“On its face,” writes Marc Ambinder at the Atlantic’s Politics blog, “the National Intelligence Strategy document released by the Office of the Director of National Intelligence [on September 15] seems like a pro-forma exercise in accounting. . . . But in the hands of Adm. Dennis Blair, it is a document about priorities and about competing values.”
Indeed. The new National Intelligence Strategy (NIS), a document required quadrennially by the Intelligence Reform Act of 2004, is unquestionably a document about priorities—and probably about competing values as well. Ambinder, however, misses the most informative lens through which to discern the priorities showcased in the new NIS. Other commentators miss it too, focusing their analyses primarily on the NIS’s identification of Russia and China as nation-state challengers of American interests, along with Iran and North Korea. But the new NIS is best approached from the perspective of the previous NIS, published in 2005.

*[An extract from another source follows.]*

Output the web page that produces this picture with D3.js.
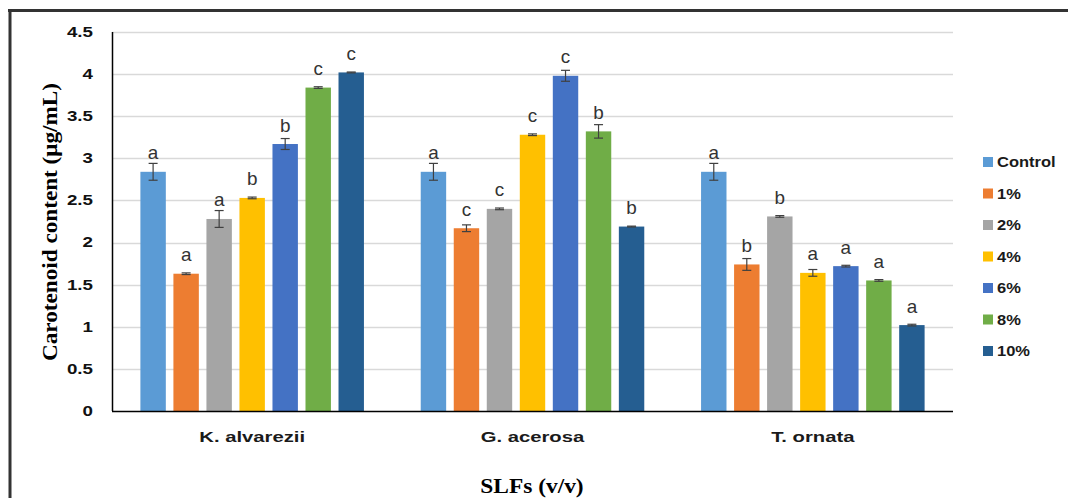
<!DOCTYPE html>
<html>
<head>
<meta charset="utf-8">
<script src="https://cdn.jsdelivr.net/npm/d3@7"></script>
<style>
  html, body { margin: 0; padding: 0; background: #fff; }
  svg { display: block; }
</style>
</head>
<body>
<svg id="chart" width="1068" height="498"></svg>
<script>
// Carotenoid content of three seaweeds under different SLF concentrations
const species = ["K. alvarezii", "G. acerosa", "T. ornata"];
const treatments = ["Control", "1%", "2%", "4%", "6%", "8%", "10%"];
const colors = ["#5B9BD5", "#ED7D31", "#A5A5A5", "#FFC000", "#4472C4", "#70AD47", "#255E91"];

const valuesKA = [2.84, 1.63, 2.28, 2.53, 3.17, 3.84, 4.02];
const valuesGA = [2.84, 2.17, 2.40, 3.28, 3.98, 3.32, 2.19];
const valuesTO = [2.84, 1.74, 2.31, 1.64, 1.72, 1.55, 1.02];

const errorsKA = [0.10, 0.01, 0.10, 0.01, 0.065, 0.01, 0.005];
const errorsGA = [0.10, 0.04, 0.01, 0.01, 0.065, 0.08, 0.005];
const errorsTO = [0.10, 0.07, 0.01, 0.04, 0.01, 0.01, 0.01];

const lettersKA = ["a", "a", "a", "b", "b", "c", "c"];
const lettersGA = ["a", "c", "c", "c", "c", "b", "b"];
const lettersTO = ["a", "b", "b", "a", "a", "a", "a"];

const yTicks = [0, 0.5, 1, 1.5, 2, 2.5, 3, 3.5, 4, 4.5];

const rows = [
  { name: species[0], values: valuesKA, errors: errorsKA, letters: lettersKA },
  { name: species[1], values: valuesGA, errors: errorsGA, letters: lettersGA },
  { name: species[2], values: valuesTO, errors: errorsTO, letters: lettersTO }
];

const svg = d3.select("#chart");
const plot = { left: 112, right: 953, top: 32, bottom: 411 };

const x0 = d3.scaleBand().domain(species).range([plot.left, plot.right]).padding(0);
const x1 = d3.scaleBand().domain(treatments).range([0, x0.bandwidth()])
  .paddingInner(0.23).paddingOuter(0.86);
const y = d3.scaleLinear().domain([0, 4.5]).range([plot.bottom, plot.top]);
const color = d3.scaleOrdinal().domain(treatments).range(colors);

// stretched text helper (fonts in this figure are drawn wide)
function label(parent, x, yPos, txt, opts) {
  const sx = opts.sx || 1;
  const rot = opts.rotate ? ` rotate(${opts.rotate})` : "";
  return parent.append("text")
    .attr("transform", `translate(${x},${yPos})${rot} scale(${sx},1)`)
    .attr("text-anchor", opts.anchor || "middle")
    .attr("dominant-baseline", opts.baseline || "auto")
    .style("font-family", opts.family || "Liberation Sans, Arial, sans-serif")
    .style("font-size", opts.size + "px")
    .style("font-weight", opts.weight || "normal")
    .style("fill", opts.fill || "#000")
    .text(txt);
}

// outer frame (top and left edges)
svg.append("line").attr("x1", 8).attr("x2", 1068).attr("y1", 10.5).attr("y2", 10.5)
  .attr("stroke", "#333").attr("stroke-width", 3);
svg.append("line").attr("x1", 10).attr("x2", 10).attr("y1", 9).attr("y2", 498)
  .attr("stroke", "#333").attr("stroke-width", 3);

// gridlines
svg.append("g").selectAll("line").data(yTicks.filter(d => d > 0)).join("line")
  .attr("x1", plot.left).attr("x2", plot.right)
  .attr("y1", d => Math.round(y(d)) + 0.5).attr("y2", d => Math.round(y(d)) + 0.5)
  .attr("stroke", "#d9d9d9").attr("stroke-width", 1.3);

// y tick labels
const yAxisG = svg.append("g");
yTicks.forEach(t => {
  label(yAxisG, 93, y(t), d3.format("")(t), { size: 15, weight: "bold", anchor: "end", baseline: "central", sx: 1.25, fill: "#111" });
});

// bars, error bars and significance letters
const groups = svg.append("g").selectAll("g").data(rows).join("g")
  .attr("transform", d => `translate(${x0(d.name)},0)`);

groups.each(function (row) {
  const g = d3.select(this);
  treatments.forEach((t, i) => {
    const v = row.values[i], e = row.errors[i];
    const bx = x1(t), bw = x1.bandwidth(), cx = bx + bw / 2;
    g.append("rect").attr("x", bx).attr("y", y(v)).attr("width", bw).attr("height", y(0) - y(v))
      .attr("fill", color(t));
    g.append("line").attr("x1", cx).attr("x2", cx).attr("y1", y(v + e)).attr("y2", y(v - e))
      .attr("stroke", "#404040").attr("stroke-width", 1.2);
    [v + e, v - e].forEach(w => {
      g.append("line").attr("x1", cx - 4.5).attr("x2", cx + 4.5).attr("y1", y(w)).attr("y2", y(w))
        .attr("stroke", "#404040").attr("stroke-width", 1.2);
    });
    label(g, cx, y(v) - 12.5, row.letters[i], { size: 18, fill: "#333", sx: 1.05 });
  });
});

// axis lines
svg.append("line").attr("x1", plot.left + 0.5).attr("x2", plot.left + 0.5)
  .attr("y1", plot.top).attr("y2", plot.bottom).attr("stroke", "#000").attr("stroke-width", 1.5);
svg.append("line").attr("x1", plot.left).attr("x2", plot.right)
  .attr("y1", plot.bottom + 0.5).attr("y2", plot.bottom + 0.5).attr("stroke", "#000").attr("stroke-width", 1.5);

// category labels
species.forEach(s => {
  label(svg, x0(s) + x0.bandwidth() / 2, 442, s, { size: 15, weight: "bold", sx: 1.35, fill: "#1a1a1a" });
});

// axis titles
label(svg, 532, 492.5, "SLFs (v/v)", { size: 20, weight: "bold", family: "Liberation Serif, 'Times New Roman', serif", sx: 1.17 });
label(svg, 57, 222, "Carotenoid content (μg/mL)", { size: 20, weight: "bold", family: "Liberation Serif, 'Times New Roman', serif", sx: 1.16, rotate: -90 });

// legend
const legend = svg.append("g");
treatments.forEach((t, i) => {
  const cy = 162 + i * 31.5;
  legend.append("rect").attr("x", 983).attr("y", cy - 5).attr("width", 10).attr("height", 10).attr("fill", color(t));
  label(legend, 997, cy, t, { size: 15, weight: "bold", anchor: "start", baseline: "central", sx: 1.1, fill: "#1a1a1a" });
});
</script>
</body>
</html>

From this perspective, the updated boilerplate on the organization of the intelligence community is not nearly as significant as the change in how priorities in national security are framed. These priorities are captured in each document in a list of “Mission Objectives” for the U.S. Intelligence Community (USIC), which derive from the sitting president’s National Security Strategy (Obama’s is not yet published). The lists merit reproduction here. The 2005 list reads:
1. Defeat terrorists at home and abroad by disarming their operational capabilities and seizing the initiative from them by promoting the growth of freedom and democracy.
2. Prevent and counter the spread of weapons of mass destruction.
3. Bolster the growth of democracy and sustain peaceful democratic states.
4. Develop innovative ways to penetrate and analyze the most difficult targets.
5. Anticipate developments of strategic concern and identify opportunities as well as vulnerabilities for decision-makers.
Contrast this with the Mission Objectives from the 2009 list:
1. Combat Violent Extremism—Understand, monitor, and disrupt violent extremist groups that actively plot to inflict grave damage or harm to the United States, its people, interests, and allies.
2. Counter WMD Proliferation—Counter the proliferation of weapons of mass destruction and their means of delivery by state and non-state actors.
3. Provide Strategic Intelligence and Warning—Warn of strategic trends and events so that policy-makers, military officials, and civil authorities can effectively deter, prevent, or respond to threats and take advantage of opportunities.
4. Integrate Counterintelligence—Provide a counterintelligence capability that is integrated with all aspects of the intelligence process to inform policy and operations.
5. Enhance Cybersecurity—Understand, detect, and counter adversary cyber threats to enable protection of the Nation’s information infrastructure.
6. Support Current Operations—Support ongoing diplomatic, military, and law enforcement operations, especially counterinsurgency; security, stabilization, transition, and reconstruction; international counternarcotics; and border security.
Conspicuously absent from the 2009 Mission Objectives is bolstering the growth of freedom and democracy and sustaining peaceful democratic states, either as a separate objective or as a means of defeating terrorists. Also absent, of course, is the expression “Defeat terrorists,” for which “Combat violent extremism” is substituted. The verb “prevent” is gone from the objective regarding WMD proliferation, leaving only “counter.” The impression is inescapable that no decisive “end-state” is implied in these objectives, only an ongoing struggle, from which a vision for the growth of democracy—and perhaps even for the sustainment of peaceful democratic states—has been excised.
These changes did not occur randomly or without forethought. An NIS, by law, draws its mission statement for the USIC from the basic national-security objectives stated by the president. We can expect Obama’s new National Security Strategy (a document prescribed by the National Security Act of 1947 and updated by most presidents in their first year of office) to contain nearly the same objectives outlined in the new NIS. If the USIC does not anticipate having to support bolstering or promoting the growth of democracy, defeating terrorism, and preventing the proliferation of WMD, it is because the president and his most senior national-security advisers are not assigning those objectives.